Thanks to a post on the Richard III Society Forum, I was steered to the following interesting Ian Arthurson article about medieval spying. We know that the Tudors excelled in this dangerous world, but it’s not so well known that it was quite rife during the Wars of the Roses as well. Royalty—and the Church—always needed to keep a finger on the pulse of the nation, friends and enemies alike.
There is a point where Arthurson mentions that in 1471 Edward IV sent out spies to follow the progress of Margaret of Anjou and her army from Bristol to Gloucester and then on to Tewkesbury, where of course, the battle ensued. A tradition in my Gloucestershire village of Churchdown is connected with these particular events. Churchdown, as its name suggests, arose on the slopes on an outlier of the Cotswold escarpment called Churchdown Hill or Chosen Hill (both apply) that some of Edward’s spies were positioned on the hilltop to watch the Lancastrian activities in the vale below.

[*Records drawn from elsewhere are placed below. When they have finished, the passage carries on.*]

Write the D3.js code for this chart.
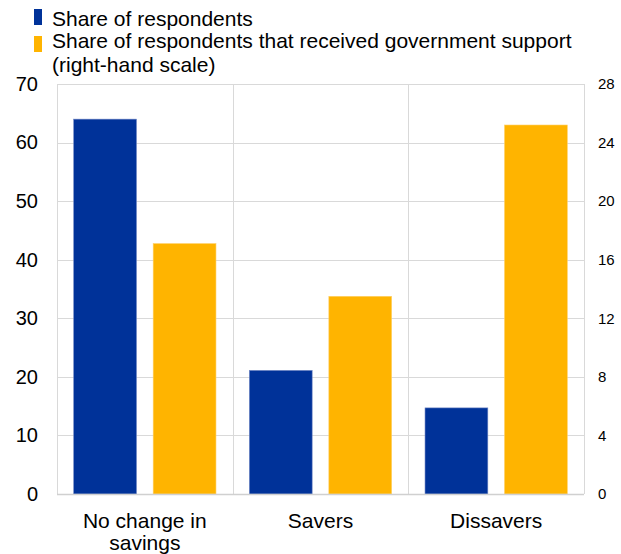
<!DOCTYPE html>
<html lang="en">
<head>
    <meta charset="UTF-8">
    <title>Savings behaviour and government support</title>
    <script src="https://d3js.org/d3.v7.min.js"></script>
    <style>
        body {
            margin: 0;
            padding: 0;
            background: #fff;
        }

        svg {
            display: block;
            font-family: "Liberation Sans", Arial, sans-serif;
        }
    </style>
</head>
<body>
<svg id="chart" width="621" height="554"></svg>

<script>
    // Data
    var categories = ["No change in savings", "Savers", "Dissavers"];
    var categoryLines = [["No change in", "savings"], ["Savers"], ["Dissavers"]];
    var series = ["Share of respondents", "Share of respondents that received government support"];
    var legendLines = [["Share of respondents"],
                       ["Share of respondents that received government support", "(right-hand scale)"]];
    var respondents = [64.0, 21.1, 14.7];      // left-hand scale
    var supported = [17.1, 13.5, 25.2];        // right-hand scale
    var leftTicks = [0, 10, 20, 30, 40, 50, 60, 70];
    var rightTicks = [0, 4, 8, 12, 16, 20, 24, 28];

    var colors = ["#003299", "#FFB400"];

    var svg = d3.select("#chart"),
        width = +svg.attr("width"),
        height = +svg.attr("height");

    var margin = {top: 84, right: 37, bottom: 60, left: 57};
    var innerW = width - margin.left - margin.right,
        innerH = height - margin.top - margin.bottom;

    var g = svg.append("g")
        .attr("transform", "translate(" + margin.left + "," + margin.top + ")");

    // Scales
    var x0 = d3.scaleBand()
        .domain(categories)
        .range([0, innerW])
        .paddingInner(0)
        .paddingOuter(0);

    var x1 = d3.scaleBand()
        .domain(series)
        .range([0, x0.bandwidth()])
        .paddingInner(0.21)
        .paddingOuter(0.21);

    var yLeft = d3.scaleLinear().domain([0, 70]).range([innerH, 0]);
    var yRight = d3.scaleLinear().domain([0, 28]).range([innerH, 0]);

    // Horizontal gridlines
    g.append("g")
        .selectAll("line")
        .data(leftTicks.slice(1))
        .enter().append("line")
        .attr("x1", 0)
        .attr("x2", innerW)
        .attr("y1", function(d) { return Math.round(yLeft(d)) + 0.5; })
        .attr("y2", function(d) { return Math.round(yLeft(d)) + 0.5; })
        .attr("stroke", "#d9d9d9")
        .attr("stroke-width", 1);

    // Vertical gridlines at category boundaries
    var bounds = categories.map(function(c) { return x0(c); }).concat([innerW]);
    g.append("g")
        .selectAll("line")
        .data(bounds)
        .enter().append("line")
        .attr("x1", function(d) { return Math.round(d) + 0.5; })
        .attr("x2", function(d) { return Math.round(d) + 0.5; })
        .attr("y1", 0)
        .attr("y2", innerH)
        .attr("stroke", "#d9d9d9")
        .attr("stroke-width", 1);

    // Bars
    var rows = categories.map(function(c, i) {
        return {cat: c, vals: [
            {s: series[0], y: yLeft(respondents[i]), c: colors[0]},
            {s: series[1], y: yRight(supported[i]), c: colors[1]}
        ]};
    });

    g.selectAll("g.cat")
        .data(rows)
        .enter().append("g")
        .attr("class", "cat")
        .attr("transform", function(d) { return "translate(" + x0(d.cat) + ",0)"; })
        .selectAll("rect")
        .data(function(d) { return d.vals; })
        .enter().append("rect")
        .attr("x", function(d) { return x1(d.s); })
        .attr("width", x1.bandwidth())
        .attr("y", function(d) { return d.y; })
        .attr("height", function(d) { return innerH - d.y; })
        .attr("fill", function(d) { return d.c; })
        .attr("stroke", function(d, i) { return i === 0 ? "#6f86c4" : "#ffd066"; })
        .attr("stroke-width", 0.6);

    // Baseline
    g.append("line")
        .attr("x1", 0)
        .attr("x2", innerW)
        .attr("y1", innerH + 0.5)
        .attr("y2", innerH + 0.5)
        .attr("stroke", "#d0d0d0")
        .attr("stroke-width", 1.5);

    // Left axis
    var leftAxis = g.append("g")
        .call(d3.axisLeft(yLeft).tickValues(leftTicks).tickSize(0).tickPadding(19));
    leftAxis.select(".domain").remove();
    leftAxis.selectAll("text")
        .attr("font-size", 20)
        .attr("font-family", "Liberation Sans, Arial, sans-serif")
        .attr("fill", "#000");

    // Right axis
    var rightAxis = g.append("g")
        .attr("transform", "translate(" + innerW + ",0)")
        .call(d3.axisRight(yRight).tickValues(rightTicks).tickSize(0).tickPadding(14));
    rightAxis.select(".domain").remove();
    rightAxis.selectAll("text")
        .attr("font-size", 15)
        .attr("font-family", "Liberation Sans, Arial, sans-serif")
        .attr("fill", "#000");

    // Category labels
    g.selectAll("text.cat-label")
        .data(categories)
        .enter().append("text")
        .attr("class", "cat-label")
        .attr("text-anchor", "middle")
        .attr("x", function(d) { return x0(d) + x0.bandwidth() / 2; })
        .attr("y", innerH + 34)
        .attr("font-size", 21)
        .attr("fill", "#000")
        .selectAll("tspan")
        .data(function(d, i) { return categoryLines[i]; })
        .enter().append("tspan")
        .attr("x", function() { return d3.select(this.parentNode).attr("x"); })
        .attr("dy", function(d, i) { return i === 0 ? 0 : 22; })
        .text(function(d) { return d; });

    // Legend
    var legend = svg.append("g").attr("class", "legend");
    var legendTop = [9, 36];
    legendLines.forEach(function(lines, i) {
        legend.append("rect")
            .attr("x", 34)
            .attr("y", legendTop[i])
            .attr("width", 8)
            .attr("height", 16)
            .attr("fill", colors[i]);
        var t = legend.append("text")
            .attr("x", 52)
            .attr("y", i === 0 ? 26 : 48)
            .attr("font-size", 21)
            .attr("fill", "#000");
        lines.forEach(function(line, j) {
            t.append("tspan")
                .attr("x", 52)
                .attr("dy", j === 0 ? 0 : 24)
                .text(line);
        });
    });
</script>
</body>
</html>
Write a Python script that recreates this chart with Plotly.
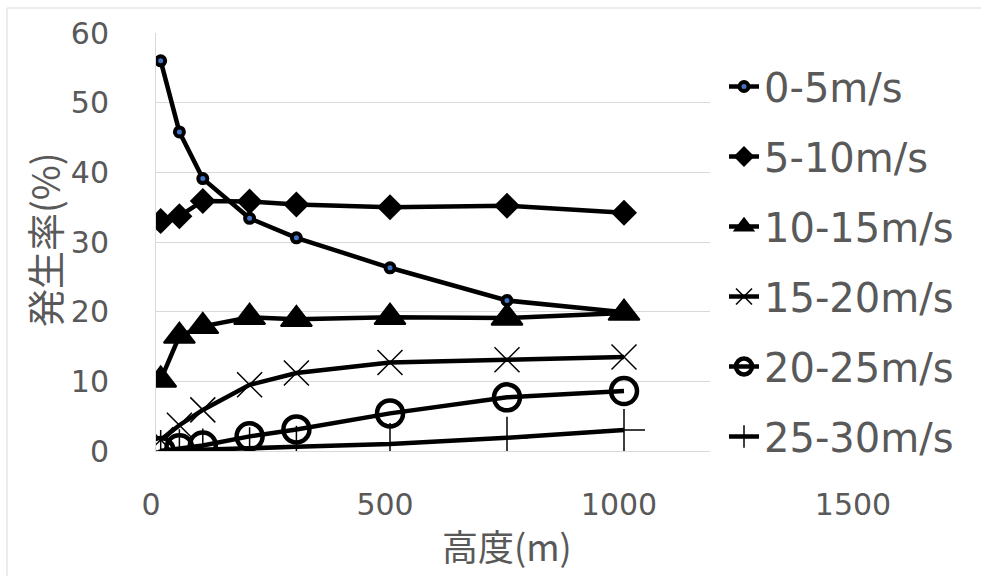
import plotly.graph_objects as go

heights = [10, 50, 100, 200, 300, 500, 750, 1000]
series_names = ["0-5m/s", "5-10m/s", "10-15m/s", "15-20m/s", "20-25m/s", "25-30m/s"]
s0_5 = [56.0, 45.8, 39.1, 33.4, 30.6, 26.3, 21.6, 19.9]
s5_10 = [33.0, 33.7, 35.9, 35.8, 35.4, 35.0, 35.2, 34.2]
s10_15 = [10.2, 16.5, 17.9, 19.2, 18.9, 19.2, 19.1, 19.8]
s15_20 = [1.6, 3.7, 5.9, 9.5, 11.2, 12.7, 13.1, 13.5]
s20_25 = [0.0, 0.4, 0.8, 2.1, 3.1, 5.4, 7.7, 8.6]
s25_30 = [0.0, 0.1, 0.2, 0.4, 0.6, 1.0, 1.9, 3.0]
x_ticks = [0, 500, 1000, 1500]
y_ticks = [0, 10, 20, 30, 40, 50, 60]

W, H = 981, 576
L, R, T, B = 156, 123, 33, 125
PW, PH = W - L - R, H - T - B

def px(x):
    return (x - L) / PW

def py(y):
    return (H - B - y) / PH

styles = [
    dict(symbol="circle", size=9, color="#4472c4", line=dict(color="black", width=4)),
    dict(symbol="diamond", size=20, color="black", line=dict(color="black", width=0)),
    dict(symbol="triangle-up", size=27, color="black", line=dict(color="black", width=2)),
    dict(symbol="x-thin", size=25, color="black", line=dict(color="black", width=1.5)),
    dict(symbol="circle-open", size=26, color="black", line=dict(color="black", width=4.5)),
    dict(symbol="cross-thin", size=30, color="black", line=dict(color="black", width=1.5)),
]
data = [s0_5, s5_10, s10_15, s15_20, s20_25, s25_30]

fig = go.Figure()
for i, (name, vals, st) in enumerate(zip(series_names, data, styles)):
    fig.add_trace(go.Scatter(
        x=heights, y=vals, name=name, mode="lines+markers",
        line=dict(color="black", width=4.5),
        marker=st, legendgroup=f"g{i}",
    ))

grey = "#595959"
fig.update_layout(
    width=W, height=H, autosize=False,
    margin=dict(l=L, r=R, t=T, b=B, pad=0),
    paper_bgcolor="white", plot_bgcolor="white",
    font=dict(family="DejaVu Sans", color=grey),
    showlegend=True,
    legend=dict(
        x=px(724), y=py(54), xanchor="left", yanchor="top",
        bgcolor="white", borderwidth=0,
        font=dict(family="DejaVu Sans", size=40, color=grey),
        tracegroupgap=15,
    ),
    xaxis=dict(
        range=[0, 1500], tickvals=x_ticks, showgrid=False, zeroline=False,
        showline=True, linecolor="#d9d9d9", linewidth=1,
        tickfont=dict(family="DejaVu Sans", size=30, color=grey),
        ticks="", ticklabelstandoff=27, ticklabelshift=-5,
    ),
    yaxis=dict(
        range=[0, 60], tickvals=y_ticks, showgrid=True, gridcolor="#d9d9d9",
        gridwidth=1, zeroline=False, showline=True, linecolor="#d9d9d9",
        tickfont=dict(family="DejaVu Sans", size=30, color=grey),
        ticks="", ticklabelstandoff=40,
    ),
    annotations=[
        dict(text="高度(m)", xref="paper", yref="paper", x=px(507), y=py(545),
             xanchor="center", yanchor="middle", showarrow=False,
             font=dict(family="Noto Sans CJK JP", size=36, color=grey)),
        dict(text="発生率(%)", xref="paper", yref="paper", x=px(43), y=py(240),
             xanchor="center", yanchor="middle", showarrow=False, textangle=-90,
             font=dict(family="Noto Sans CJK JP", size=38, color=grey)),
    ],
    shapes=[
        dict(type="rect", xref="paper", yref="paper", x0=px(710), x1=px(862),
             y0=py(455), y1=py(28), line=dict(width=0), fillcolor="white",
             layer="above"),
        dict(type="line", xref="paper", yref="paper", x0=px(7), x1=px(981),
             y0=py(8), y1=py(8), line=dict(color="#d9d9d9", width=1)),
        dict(type="line", xref="paper", yref="paper", x0=px(7), x1=px(7),
             y0=py(8), y1=py(576), line=dict(color="#d9d9d9", width=1)),
    ],
)

fig.write_html("out.html")
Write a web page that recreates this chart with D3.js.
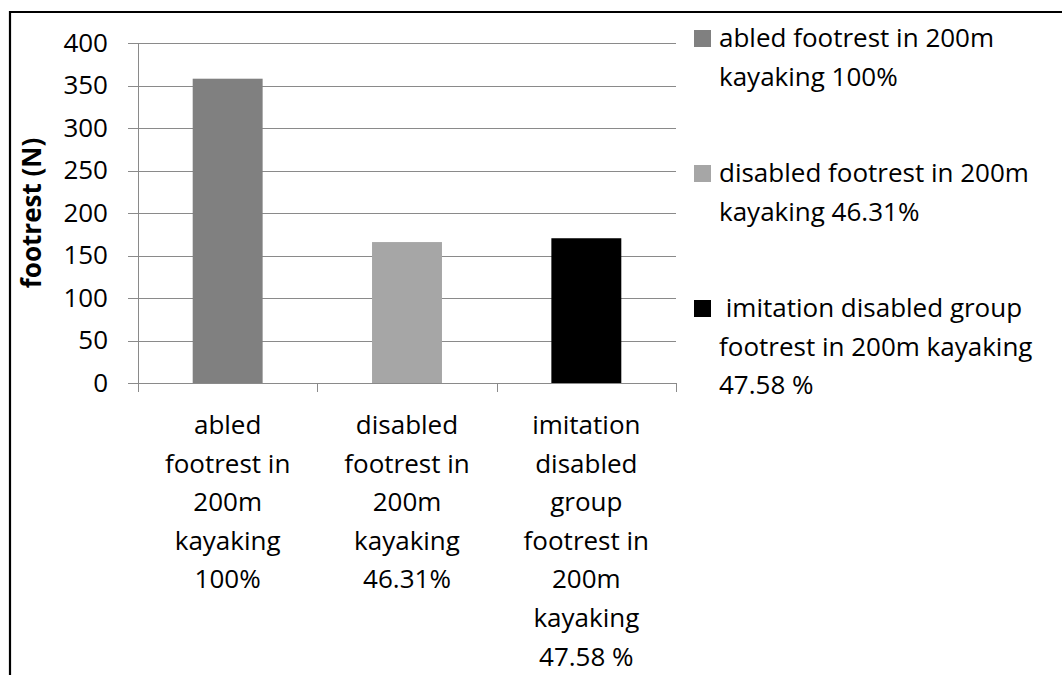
<!DOCTYPE html>
<html>
<head>
<meta charset="utf-8">
<script src="https://cdn.jsdelivr.net/npm/d3@7"></script>
<style>
  body { margin: 0; background: #fff; }
  text { font-family: "Open Sans", Lato, sans-serif; fill: #000; }
</style>
</head>
<body>
<svg id="chart" width="1062" height="675"></svg>
<script>
// chart data
const categories = [
  "abled\nfootrest in\n200m\nkayaking\n100%",
  "disabled\nfootrest in\n200m\nkayaking\n46.31%",
  "imitation\ndisabled\ngroup\nfootrest in\n200m\nkayaking\n47.58 %"
];
const footrestValues = [358, 165.8, 170.3];
const barColors = ["#808080", "#a6a6a6", "#000000"];
const legendLabels = [
  "abled footrest in 200m\nkayaking 100%",
  "disabled footrest in 200m\nkayaking 46.31%",
  " imitation disabled group\nfootrest in 200m kayaking\n47.58 %"
];
const yTicks = [0, 50, 100, 150, 200, 250, 300, 350, 400];
const yTitle = "footrest (N)";

const svg = d3.select("#chart");
const margin = { top: 43, left: 138, right: 676, bottom: 383 };
const gridColor = "#8a8a8a";
const fontSize = 26;
const lineHeight = 38.6;

// frame around the picture (top and left only)
svg.append("path")
  .attr("d", "M10,675 L10,12 L1062,12")
  .attr("fill", "none")
  .attr("stroke", "#000")
  .attr("stroke-width", 2.2);

const x = d3.scaleBand()
  .domain(categories)
  .range([margin.left, margin.right])
  .padding(0);

const y = d3.scaleLinear()
  .domain([0, 400])
  .range([margin.bottom, margin.top]);

// gridlines + tick labels
const yAxis = svg.append("g")
  .attr("transform", `translate(${margin.left - 10},0)`)
  .call(d3.axisLeft(y)
    .tickValues(yTicks)
    .tickSize(-(margin.right - margin.left + 10))
    .tickPadding(20));
yAxis.select(".domain").remove();
yAxis.selectAll("line")
  .attr("stroke", gridColor)
  .attr("shape-rendering", "crispEdges");
yAxis.selectAll("text")
  .attr("font-family", "'Open Sans', Lato, sans-serif")
  .style("font-size", fontSize + "px")
  .attr("fill", "#000");

// y axis line
svg.append("line")
  .attr("x1", margin.left).attr("x2", margin.left)
  .attr("y1", y(400)).attr("y2", y(0))
  .attr("stroke", gridColor)
  .attr("shape-rendering", "crispEdges");

// category ticks at band edges
const edges = [margin.left].concat(categories.map(c => x(c) + x.bandwidth()));
svg.selectAll(".xtick")
  .data(edges)
  .join("line")
  .attr("class", "xtick")
  .attr("x1", d => Math.round(d)).attr("x2", d => Math.round(d))
  .attr("y1", y(0)).attr("y2", y(0) + 9)
  .attr("stroke", gridColor)
  .attr("shape-rendering", "crispEdges");

// bars
const barW = x.bandwidth() * 0.39;
svg.selectAll(".bar")
  .data(footrestValues)
  .join("rect")
  .attr("class", "bar")
  .attr("x", (d, i) => x(categories[i]) + (x.bandwidth() - barW) / 2)
  .attr("y", d => y(d))
  .attr("width", barW)
  .attr("height", d => y(0) - y(d))
  .attr("fill", (d, i) => barColors[i]);

// category labels
svg.selectAll(".cat-label")
  .data(categories)
  .join("text")
  .attr("class", "cat-label")
  .attr("text-anchor", "middle")
  .style("font-size", fontSize + "px")
  .each(function(d) {
    const t = d3.select(this);
    d.split("\n").forEach((line, i) => {
      t.append("tspan")
        .attr("x", x(d) + x.bandwidth() / 2)
        .attr("y", 434 + i * lineHeight)
        .text(line);
    });
  });

// y axis title
svg.append("text")
  .attr("transform", `translate(41,${(y(0) + y(400)) / 2}) rotate(-90)`)
  .attr("text-anchor", "middle")
  .style("font-size", fontSize + "px")
  .style("font-weight", "bold")
  .text(yTitle);

// legend
const legend = svg.append("g").attr("transform", "translate(694,0)");
legendLabels.forEach((label, i) => {
  const top = 47 + i * 135;
  legend.append("rect")
    .attr("x", 0)
    .attr("y", top - 17)
    .attr("width", 17)
    .attr("height", 17)
    .attr("fill", barColors[i]);
  const t = legend.append("text")
    .style("font-size", fontSize + "px")
    .style("white-space", "pre");
  label.split("\n").forEach((line, j) => {
    t.append("tspan")
      .attr("x", 25)
      .attr("y", top + j * lineHeight)
      .text(line);
  });
});
</script>
</body>
</html>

If you stand on the western edge of the Cotswold escarpment and look down into the vale of the River Severn, you’ll see two hills rising from the flat countryside around. One is Robinswood Hill, and the other Churchdown Hill. Either would give splendid vantage points for spying upon what was going on closer to the river, so Edward IV chose well. Churchdown Hill is closer to Tewkesbury, so that’s the one to pick.
I can look at the hill from my house every day, and yes, I fully believe it would have been an excellent vantage point: https://deremilitari.org/…/uploads/2013/11/arthurson.pdf.
I also found a much lesser link on the subject of medieval spying. This places more emphasis on the involvement of the Church in the murkier side of watching what everyone was up to. It’s from this second site that I have taken the above illustration.